- GIVEN INSTRUCTION: Print exactly the lines from the first one down to the line that contains "from matplotlib.patches import Rectangle", both included, and skip the pictures.

- COLLECTED MATERIAL:
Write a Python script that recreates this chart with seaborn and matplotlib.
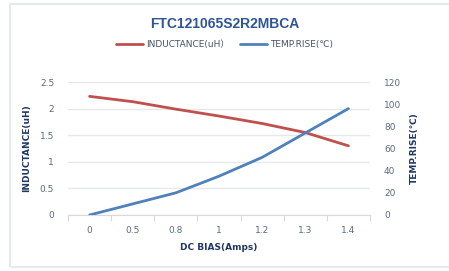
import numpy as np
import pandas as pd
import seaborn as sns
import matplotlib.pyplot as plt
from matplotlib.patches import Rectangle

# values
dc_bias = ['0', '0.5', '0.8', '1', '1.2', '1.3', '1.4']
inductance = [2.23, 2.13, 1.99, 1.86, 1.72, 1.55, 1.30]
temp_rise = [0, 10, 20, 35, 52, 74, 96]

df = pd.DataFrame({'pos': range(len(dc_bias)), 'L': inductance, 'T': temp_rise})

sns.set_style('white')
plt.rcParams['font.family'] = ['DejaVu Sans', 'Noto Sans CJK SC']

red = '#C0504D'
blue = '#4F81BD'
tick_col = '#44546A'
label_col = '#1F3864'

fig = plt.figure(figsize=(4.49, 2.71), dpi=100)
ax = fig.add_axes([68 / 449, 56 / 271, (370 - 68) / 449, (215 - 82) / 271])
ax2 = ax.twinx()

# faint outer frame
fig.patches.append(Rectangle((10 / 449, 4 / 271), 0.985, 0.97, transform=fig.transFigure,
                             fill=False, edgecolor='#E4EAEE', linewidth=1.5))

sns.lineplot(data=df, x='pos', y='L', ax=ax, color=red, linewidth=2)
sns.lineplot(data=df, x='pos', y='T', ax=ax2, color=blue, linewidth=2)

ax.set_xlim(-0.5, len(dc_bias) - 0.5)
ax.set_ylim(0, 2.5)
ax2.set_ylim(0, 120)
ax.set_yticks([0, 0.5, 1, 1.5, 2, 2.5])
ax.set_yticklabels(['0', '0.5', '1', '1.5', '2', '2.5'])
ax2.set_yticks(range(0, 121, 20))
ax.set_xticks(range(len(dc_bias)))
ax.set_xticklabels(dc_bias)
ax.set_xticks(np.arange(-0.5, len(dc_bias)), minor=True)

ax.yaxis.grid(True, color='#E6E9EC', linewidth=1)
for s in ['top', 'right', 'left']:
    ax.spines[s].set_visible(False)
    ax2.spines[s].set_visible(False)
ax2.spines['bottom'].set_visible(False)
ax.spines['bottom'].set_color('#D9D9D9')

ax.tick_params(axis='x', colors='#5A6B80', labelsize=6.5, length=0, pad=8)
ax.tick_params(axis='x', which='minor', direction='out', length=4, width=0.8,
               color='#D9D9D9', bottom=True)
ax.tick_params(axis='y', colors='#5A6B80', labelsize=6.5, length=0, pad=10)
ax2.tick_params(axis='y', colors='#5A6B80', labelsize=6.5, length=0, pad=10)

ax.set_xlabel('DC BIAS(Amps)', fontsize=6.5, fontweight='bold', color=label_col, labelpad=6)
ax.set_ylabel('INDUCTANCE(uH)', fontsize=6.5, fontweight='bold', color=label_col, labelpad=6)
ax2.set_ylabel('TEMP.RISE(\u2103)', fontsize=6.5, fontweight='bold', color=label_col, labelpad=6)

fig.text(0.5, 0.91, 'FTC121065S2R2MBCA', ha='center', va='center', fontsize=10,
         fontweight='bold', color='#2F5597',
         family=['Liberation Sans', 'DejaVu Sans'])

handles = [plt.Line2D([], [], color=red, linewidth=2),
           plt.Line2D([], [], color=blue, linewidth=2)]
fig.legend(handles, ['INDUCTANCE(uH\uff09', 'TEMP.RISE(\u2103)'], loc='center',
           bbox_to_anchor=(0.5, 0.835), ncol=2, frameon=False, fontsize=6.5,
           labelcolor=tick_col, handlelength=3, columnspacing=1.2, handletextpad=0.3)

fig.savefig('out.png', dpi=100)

- EXERCISE SOLUTION:
Write a Python script that recreates this chart with seaborn and matplotlib.
import numpy as np
import pandas as pd
import seaborn as sns
import matplotlib.pyplot as plt
from matplotlib.patches import Rectangle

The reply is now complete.